Having good physical health is without a doubt a contributor to a healthier and happier existence. One little google will give you all the evidence you need that physical activity supports immune health, brain health, heart health, you name it. Of particular interest to me is that physical exercise triggers the release of endorphins and catecholamines that improve attention and productivity (Dr Tara Swart, The Source 2019). From an energetic perspective, the movement of the body is essential to mobilise stagnant energy. Yoga has been a staple ancient practice that promotes overall health and well being but that also has a direct link to the improvement of symptoms and relief of depression (Dr Bessel Van der Kolk, The body keeps the score 2014). Connecting the mind and the soul back into the physical body has repeatedly proven to relieve the effects of trauma and improve mental health (Levine, Van der Kolk, Porges).
Our personal relationships are ultimately the biggest indicator of happiness. Those with good networks of friends, family, colleagues and recreational acquaintances are happier and healthier overall.

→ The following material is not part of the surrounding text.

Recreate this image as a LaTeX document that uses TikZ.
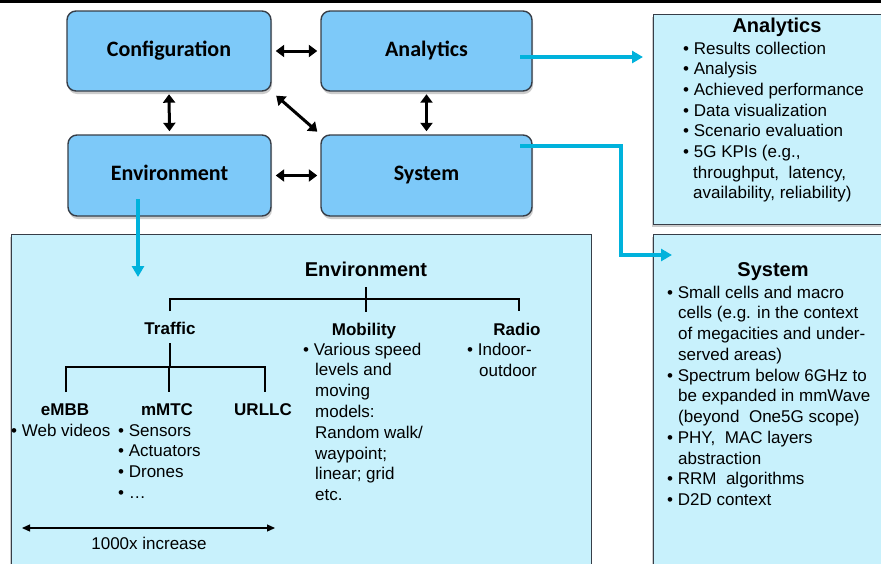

Loneliness is considered to be the most detrimental indicator of poor health. Dr Mark Hyman states that the poor health caused by loneliness and isolation is the equivalent of smoking two packets of cigarettes per day. Humans are pack animals and require relationships. It is in our biology to need social networks and interactions, otherwise we would have failed to survive. With society the way it is now, there is so much less need for other humans for survival. This has been catastrophic for our species as we are seeing more loneliness than ever with 40% of people in globalised cultures claiming to be lonely (Keltner, 2023). It is no wonder therefore, that our health suffers without the relational nurture and stimulation our biology demands. Areas in the brain such as the default mode network and the dopamine system are reduced in the brains of lonely people, causing reduced cognitive function and reduction in motivation and energy. There is a reported increase in activity of the amygdala, an area associated with stress and danger. Loneliness literally causes brain damage.
This is not a reflection of romantic relationships either. Any form of friendship or community serves to reduce loneliness and improve health. In fact, studies have shown that people in unhappy or abusive relationships show far more detrimental effects than someone that is alone. Robin Williams is quoted to have said “I would rather be alone than be around people that make me feel lonely”. So the pursuit of companionship in a romantic relationship is not necessary. Finding hobbies, walking groups, fitness classes, library groups, anything that offers a source of connection will ultimately reduce the long term effects of loneliness.
This is not to say that periods of solitude in your life are bad. On the contrary. Part of our soul journey in each life is to experience certain pain. I know for me personally, my periods of solitude have been dark and sometimes lonely but were absolutely necessary for me to take the next step in my journey. There are times where the Divine removes you from everyone and everything in order for you to understand, to experience, to evolve, to be. Alone and lonely are not the same thing. Leaning into a solitary time or dark night of the soul is not the same as chronic loneliness.
In any case, cultivating a regular practise of gratitude, awe, exercise, relational interaction and filling ones life with meaningful pursuits, all contribute to a happier and healthier life.